→ **Exercise description**
Render the material again word for word, skipping the pictures in it.
--- Begin ---
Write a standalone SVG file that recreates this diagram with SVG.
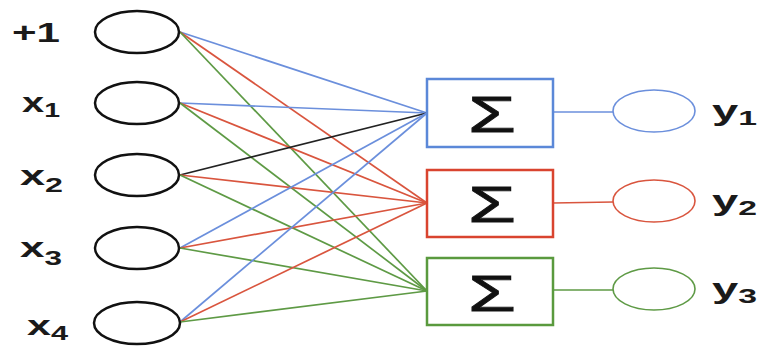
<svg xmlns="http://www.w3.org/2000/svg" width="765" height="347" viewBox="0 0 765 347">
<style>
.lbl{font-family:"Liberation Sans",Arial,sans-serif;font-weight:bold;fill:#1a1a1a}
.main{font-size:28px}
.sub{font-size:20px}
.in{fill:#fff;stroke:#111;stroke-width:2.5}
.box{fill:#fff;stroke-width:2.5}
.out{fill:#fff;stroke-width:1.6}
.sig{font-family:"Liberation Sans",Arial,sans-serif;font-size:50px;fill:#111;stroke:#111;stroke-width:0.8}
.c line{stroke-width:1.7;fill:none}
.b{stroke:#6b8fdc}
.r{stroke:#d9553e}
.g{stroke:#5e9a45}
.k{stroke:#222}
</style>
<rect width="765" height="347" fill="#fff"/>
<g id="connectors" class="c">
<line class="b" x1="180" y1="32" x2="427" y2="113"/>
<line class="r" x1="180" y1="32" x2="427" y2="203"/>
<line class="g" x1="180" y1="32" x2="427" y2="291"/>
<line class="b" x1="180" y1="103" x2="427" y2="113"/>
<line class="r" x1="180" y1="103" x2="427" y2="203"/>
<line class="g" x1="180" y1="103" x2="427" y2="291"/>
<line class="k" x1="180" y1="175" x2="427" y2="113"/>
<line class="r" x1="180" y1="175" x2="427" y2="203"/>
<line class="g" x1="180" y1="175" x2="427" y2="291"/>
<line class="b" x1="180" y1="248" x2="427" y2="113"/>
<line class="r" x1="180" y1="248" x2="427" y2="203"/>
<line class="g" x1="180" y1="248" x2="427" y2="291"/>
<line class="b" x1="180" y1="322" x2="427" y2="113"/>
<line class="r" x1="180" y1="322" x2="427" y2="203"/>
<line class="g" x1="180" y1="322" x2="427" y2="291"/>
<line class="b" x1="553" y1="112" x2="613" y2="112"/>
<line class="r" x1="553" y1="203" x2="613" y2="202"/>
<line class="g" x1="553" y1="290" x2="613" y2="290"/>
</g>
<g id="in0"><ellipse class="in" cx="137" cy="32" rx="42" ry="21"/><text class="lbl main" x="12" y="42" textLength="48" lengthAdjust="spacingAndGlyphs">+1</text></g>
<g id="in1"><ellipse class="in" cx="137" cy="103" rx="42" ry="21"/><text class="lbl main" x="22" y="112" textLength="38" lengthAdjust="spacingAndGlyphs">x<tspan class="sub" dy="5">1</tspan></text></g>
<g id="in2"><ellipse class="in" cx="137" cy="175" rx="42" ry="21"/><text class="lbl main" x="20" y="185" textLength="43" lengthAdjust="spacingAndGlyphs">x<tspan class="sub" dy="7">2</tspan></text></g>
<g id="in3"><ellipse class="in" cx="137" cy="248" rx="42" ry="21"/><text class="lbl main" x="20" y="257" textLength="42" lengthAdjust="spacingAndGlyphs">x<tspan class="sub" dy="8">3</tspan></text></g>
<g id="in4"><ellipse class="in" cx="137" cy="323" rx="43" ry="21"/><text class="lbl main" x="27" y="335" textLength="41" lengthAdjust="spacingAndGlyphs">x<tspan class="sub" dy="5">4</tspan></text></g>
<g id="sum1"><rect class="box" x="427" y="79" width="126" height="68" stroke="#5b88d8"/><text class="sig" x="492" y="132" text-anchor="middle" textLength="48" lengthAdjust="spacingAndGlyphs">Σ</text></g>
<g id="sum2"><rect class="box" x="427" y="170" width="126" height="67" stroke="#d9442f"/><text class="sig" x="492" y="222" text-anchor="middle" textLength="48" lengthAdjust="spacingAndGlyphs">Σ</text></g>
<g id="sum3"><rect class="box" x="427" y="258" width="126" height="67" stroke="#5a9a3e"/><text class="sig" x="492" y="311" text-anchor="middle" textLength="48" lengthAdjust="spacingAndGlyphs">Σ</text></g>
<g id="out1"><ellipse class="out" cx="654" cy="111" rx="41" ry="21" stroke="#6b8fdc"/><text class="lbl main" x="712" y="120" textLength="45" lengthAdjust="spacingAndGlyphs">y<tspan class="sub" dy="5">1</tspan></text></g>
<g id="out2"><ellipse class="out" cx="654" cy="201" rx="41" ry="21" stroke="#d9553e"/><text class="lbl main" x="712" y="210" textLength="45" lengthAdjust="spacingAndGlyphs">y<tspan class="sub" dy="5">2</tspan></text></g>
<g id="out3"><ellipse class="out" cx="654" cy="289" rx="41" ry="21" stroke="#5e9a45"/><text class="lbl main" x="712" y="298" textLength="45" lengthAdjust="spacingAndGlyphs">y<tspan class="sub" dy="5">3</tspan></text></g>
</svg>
--- End ---
→ **Result for this exercise**
Write a standalone SVG file that recreates this diagram with SVG.
<svg xmlns="http://www.w3.org/2000/svg" width="765" height="347" viewBox="0 0 765 347">
<style>
.lbl{font-family:"Liberation Sans",Arial,sans-serif;font-weight:bold;fill:#1a1a1a}
.main{font-size:28px}
.sub{font-size:20px}
.in{fill:#fff;stroke:#111;stroke-width:2.5}
.box{fill:#fff;stroke-width:2.5}
.out{fill:#fff;stroke-width:1.6}
.sig{font-family:"Liberation Sans",Arial,sans-serif;font-size:50px;fill:#111;stroke:#111;stroke-width:0.8}
.c line{stroke-width:1.7;fill:none}
.b{stroke:#6b8fdc}
.r{stroke:#d9553e}
.g{stroke:#5e9a45}
.k{stroke:#222}
</style>
<rect width="765" height="347" fill="#fff"/>
<g id="connectors" class="c">
<line class="b" x1="180" y1="32" x2="427" y2="113"/>
<line class="r" x1="180" y1="32" x2="427" y2="203"/>
<line class="g" x1="180" y1="32" x2="427" y2="291"/>
<line class="b" x1="180" y1="103" x2="427" y2="113"/>
<line class="r" x1="180" y1="103" x2="427" y2="203"/>
<line class="g" x1="180" y1="103" x2="427" y2="291"/>
<line class="k" x1="180" y1="175" x2="427" y2="113"/>
<line class="r" x1="180" y1="175" x2="427" y2="203"/>
<line class="g" x1="180" y1="175" x2="427" y2="291"/>
<line class="b" x1="180" y1="248" x2="427" y2="113"/>
<line class="r" x1="180" y1="248" x2="427" y2="203"/>
<line class="g" x1="180" y1="248" x2="427" y2="291"/>
<line class="b" x1="180" y1="322" x2="427" y2="113"/>
<line class="r" x1="180" y1="322" x2="427" y2="203"/>
<line class="g" x1="180" y1="322" x2="427" y2="291"/>
<line class="b" x1="553" y1="112" x2="613" y2="112"/>
<line class="r" x1="553" y1="203" x2="613" y2="202"/>
<line class="g" x1="553" y1="290" x2="613" y2="290"/>
</g>
<g id="in0"><ellipse class="in" cx="137" cy="32" rx="42" ry="21"/><text class="lbl main" x="12" y="42" textLength="48" lengthAdjust="spacingAndGlyphs">+1</text></g>
<g id="in1"><ellipse class="in" cx="137" cy="103" rx="42" ry="21"/><text class="lbl main" x="22" y="112" textLength="38" lengthAdjust="spacingAndGlyphs">x<tspan class="sub" dy="5">1</tspan></text></g>
<g id="in2"><ellipse class="in" cx="137" cy="175" rx="42" ry="21"/><text class="lbl main" x="20" y="185" textLength="43" lengthAdjust="spacingAndGlyphs">x<tspan class="sub" dy="7">2</tspan></text></g>
<g id="in3"><ellipse class="in" cx="137" cy="248" rx="42" ry="21"/><text class="lbl main" x="20" y="257" textLength="42" lengthAdjust="spacingAndGlyphs">x<tspan class="sub" dy="8">3</tspan></text></g>
<g id="in4"><ellipse class="in" cx="137" cy="323" rx="43" ry="21"/><text class="lbl main" x="27" y="335" textLength="41" lengthAdjust="spacingAndGlyphs">x<tspan class="sub" dy="5">4</tspan></text></g>
<g id="sum1"><rect class="box" x="427" y="79" width="126" height="68" stroke="#5b88d8"/><text class="sig" x="492" y="132" text-anchor="middle" textLength="48" lengthAdjust="spacingAndGlyphs">Σ</text></g>
<g id="sum2"><rect class="box" x="427" y="170" width="126" height="67" stroke="#d9442f"/><text class="sig" x="492" y="222" text-anchor="middle" textLength="48" lengthAdjust="spacingAndGlyphs">Σ</text></g>
<g id="sum3"><rect class="box" x="427" y="258" width="126" height="67" stroke="#5a9a3e"/><text class="sig" x="492" y="311" text-anchor="middle" textLength="48" lengthAdjust="spacingAndGlyphs">Σ</text></g>
<g id="out1"><ellipse class="out" cx="654" cy="111" rx="41" ry="21" stroke="#6b8fdc"/><text class="lbl main" x="712" y="120" textLength="45" lengthAdjust="spacingAndGlyphs">y<tspan class="sub" dy="5">1</tspan></text></g>
<g id="out2"><ellipse class="out" cx="654" cy="201" rx="41" ry="21" stroke="#d9553e"/><text class="lbl main" x="712" y="210" textLength="45" lengthAdjust="spacingAndGlyphs">y<tspan class="sub" dy="5">2</tspan></text></g>
<g id="out3"><ellipse class="out" cx="654" cy="289" rx="41" ry="21" stroke="#5e9a45"/><text class="lbl main" x="712" y="298" textLength="45" lengthAdjust="spacingAndGlyphs">y<tspan class="sub" dy="5">3</tspan></text></g>
</svg>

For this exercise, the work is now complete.